--- Begin ---

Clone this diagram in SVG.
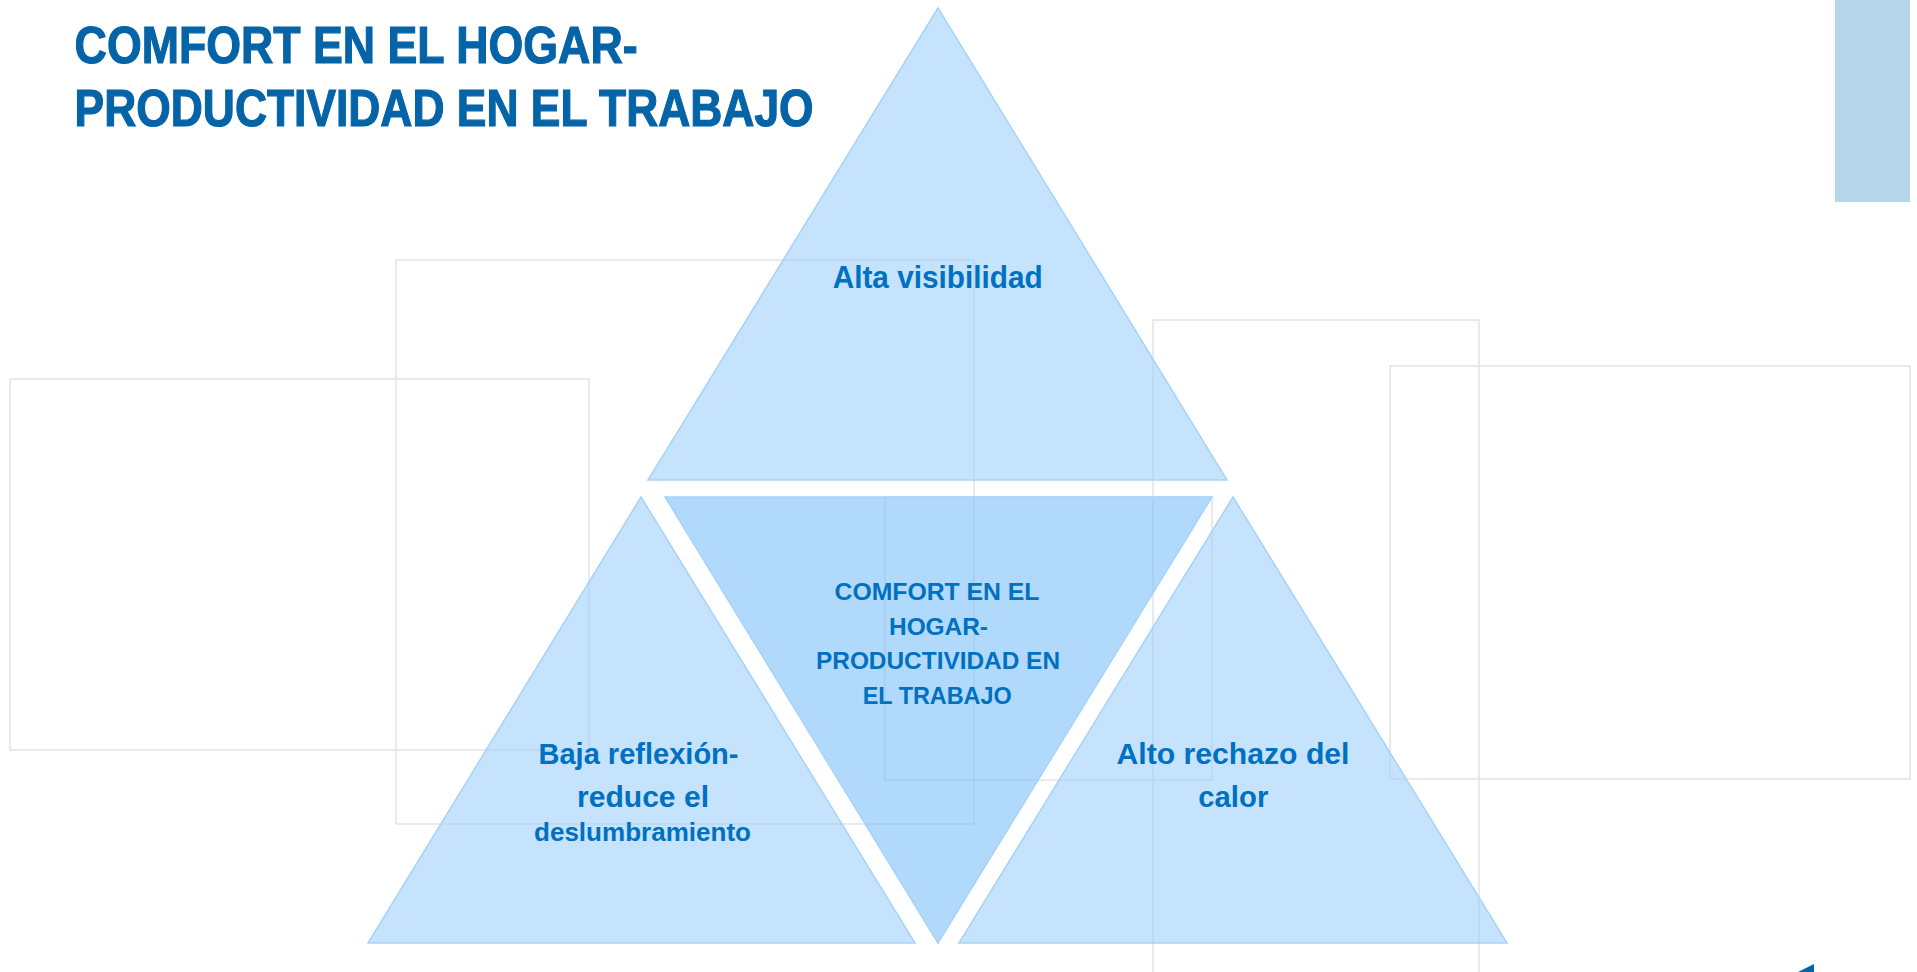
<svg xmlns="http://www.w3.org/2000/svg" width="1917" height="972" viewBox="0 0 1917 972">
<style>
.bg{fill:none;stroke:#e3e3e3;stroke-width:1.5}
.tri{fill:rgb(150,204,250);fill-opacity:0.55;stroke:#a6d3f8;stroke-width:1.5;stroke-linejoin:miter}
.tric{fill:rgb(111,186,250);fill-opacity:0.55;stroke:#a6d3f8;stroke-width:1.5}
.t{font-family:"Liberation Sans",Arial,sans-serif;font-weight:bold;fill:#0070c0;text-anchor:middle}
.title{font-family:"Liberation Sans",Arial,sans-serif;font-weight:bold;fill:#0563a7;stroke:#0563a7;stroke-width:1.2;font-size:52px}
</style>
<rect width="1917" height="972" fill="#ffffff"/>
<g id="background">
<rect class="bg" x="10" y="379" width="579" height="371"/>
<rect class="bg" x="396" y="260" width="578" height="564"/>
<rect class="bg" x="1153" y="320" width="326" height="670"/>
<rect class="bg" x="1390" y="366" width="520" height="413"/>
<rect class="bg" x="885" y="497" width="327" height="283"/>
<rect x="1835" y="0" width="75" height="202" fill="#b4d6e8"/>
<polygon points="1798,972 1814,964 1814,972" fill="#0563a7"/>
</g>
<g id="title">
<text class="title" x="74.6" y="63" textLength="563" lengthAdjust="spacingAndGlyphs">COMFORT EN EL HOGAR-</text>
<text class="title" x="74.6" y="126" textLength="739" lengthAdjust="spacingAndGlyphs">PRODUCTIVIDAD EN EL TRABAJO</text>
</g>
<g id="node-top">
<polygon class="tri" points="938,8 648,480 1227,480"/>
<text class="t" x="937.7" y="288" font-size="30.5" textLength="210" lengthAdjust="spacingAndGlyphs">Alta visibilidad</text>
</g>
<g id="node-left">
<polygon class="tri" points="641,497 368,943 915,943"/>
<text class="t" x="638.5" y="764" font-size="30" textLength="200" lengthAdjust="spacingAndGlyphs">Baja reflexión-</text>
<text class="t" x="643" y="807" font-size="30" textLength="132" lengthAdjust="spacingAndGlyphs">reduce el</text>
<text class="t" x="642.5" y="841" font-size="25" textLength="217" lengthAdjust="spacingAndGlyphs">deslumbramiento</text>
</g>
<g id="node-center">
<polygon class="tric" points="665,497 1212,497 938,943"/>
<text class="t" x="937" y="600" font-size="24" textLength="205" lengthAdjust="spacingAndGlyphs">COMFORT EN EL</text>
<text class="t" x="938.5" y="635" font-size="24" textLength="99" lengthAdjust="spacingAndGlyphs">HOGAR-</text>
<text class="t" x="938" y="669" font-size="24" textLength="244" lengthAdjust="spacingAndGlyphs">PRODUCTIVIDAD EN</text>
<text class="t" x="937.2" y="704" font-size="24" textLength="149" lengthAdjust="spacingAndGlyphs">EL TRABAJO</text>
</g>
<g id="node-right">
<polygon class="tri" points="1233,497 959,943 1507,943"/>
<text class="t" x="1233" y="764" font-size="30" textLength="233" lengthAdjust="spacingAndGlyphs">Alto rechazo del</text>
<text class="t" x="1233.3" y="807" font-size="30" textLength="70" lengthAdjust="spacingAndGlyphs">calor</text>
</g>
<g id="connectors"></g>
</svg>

--- End ---

Omit pictures; set down the rest of the material word for word.

→ **REPLY**:
Clone this diagram in SVG.
<svg xmlns="http://www.w3.org/2000/svg" width="1917" height="972" viewBox="0 0 1917 972">
<style>
.bg{fill:none;stroke:#e3e3e3;stroke-width:1.5}
.tri{fill:rgb(150,204,250);fill-opacity:0.55;stroke:#a6d3f8;stroke-width:1.5;stroke-linejoin:miter}
.tric{fill:rgb(111,186,250);fill-opacity:0.55;stroke:#a6d3f8;stroke-width:1.5}
.t{font-family:"Liberation Sans",Arial,sans-serif;font-weight:bold;fill:#0070c0;text-anchor:middle}
.title{font-family:"Liberation Sans",Arial,sans-serif;font-weight:bold;fill:#0563a7;stroke:#0563a7;stroke-width:1.2;font-size:52px}
</style>
<rect width="1917" height="972" fill="#ffffff"/>
<g id="background">
<rect class="bg" x="10" y="379" width="579" height="371"/>
<rect class="bg" x="396" y="260" width="578" height="564"/>
<rect class="bg" x="1153" y="320" width="326" height="670"/>
<rect class="bg" x="1390" y="366" width="520" height="413"/>
<rect class="bg" x="885" y="497" width="327" height="283"/>
<rect x="1835" y="0" width="75" height="202" fill="#b4d6e8"/>
<polygon points="1798,972 1814,964 1814,972" fill="#0563a7"/>
</g>
<g id="title">
<text class="title" x="74.6" y="63" textLength="563" lengthAdjust="spacingAndGlyphs">COMFORT EN EL HOGAR-</text>
<text class="title" x="74.6" y="126" textLength="739" lengthAdjust="spacingAndGlyphs">PRODUCTIVIDAD EN EL TRABAJO</text>
</g>
<g id="node-top">
<polygon class="tri" points="938,8 648,480 1227,480"/>
<text class="t" x="937.7" y="288" font-size="30.5" textLength="210" lengthAdjust="spacingAndGlyphs">Alta visibilidad</text>
</g>
<g id="node-left">
<polygon class="tri" points="641,497 368,943 915,943"/>
<text class="t" x="638.5" y="764" font-size="30" textLength="200" lengthAdjust="spacingAndGlyphs">Baja reflexión-</text>
<text class="t" x="643" y="807" font-size="30" textLength="132" lengthAdjust="spacingAndGlyphs">reduce el</text>
<text class="t" x="642.5" y="841" font-size="25" textLength="217" lengthAdjust="spacingAndGlyphs">deslumbramiento</text>
</g>
<g id="node-center">
<polygon class="tric" points="665,497 1212,497 938,943"/>
<text class="t" x="937" y="600" font-size="24" textLength="205" lengthAdjust="spacingAndGlyphs">COMFORT EN EL</text>
<text class="t" x="938.5" y="635" font-size="24" textLength="99" lengthAdjust="spacingAndGlyphs">HOGAR-</text>
<text class="t" x="938" y="669" font-size="24" textLength="244" lengthAdjust="spacingAndGlyphs">PRODUCTIVIDAD EN</text>
<text class="t" x="937.2" y="704" font-size="24" textLength="149" lengthAdjust="spacingAndGlyphs">EL TRABAJO</text>
</g>
<g id="node-right">
<polygon class="tri" points="1233,497 959,943 1507,943"/>
<text class="t" x="1233" y="764" font-size="30" textLength="233" lengthAdjust="spacingAndGlyphs">Alto rechazo del</text>
<text class="t" x="1233.3" y="807" font-size="30" textLength="70" lengthAdjust="spacingAndGlyphs">calor</text>
</g>
<g id="connectors"></g>
</svg>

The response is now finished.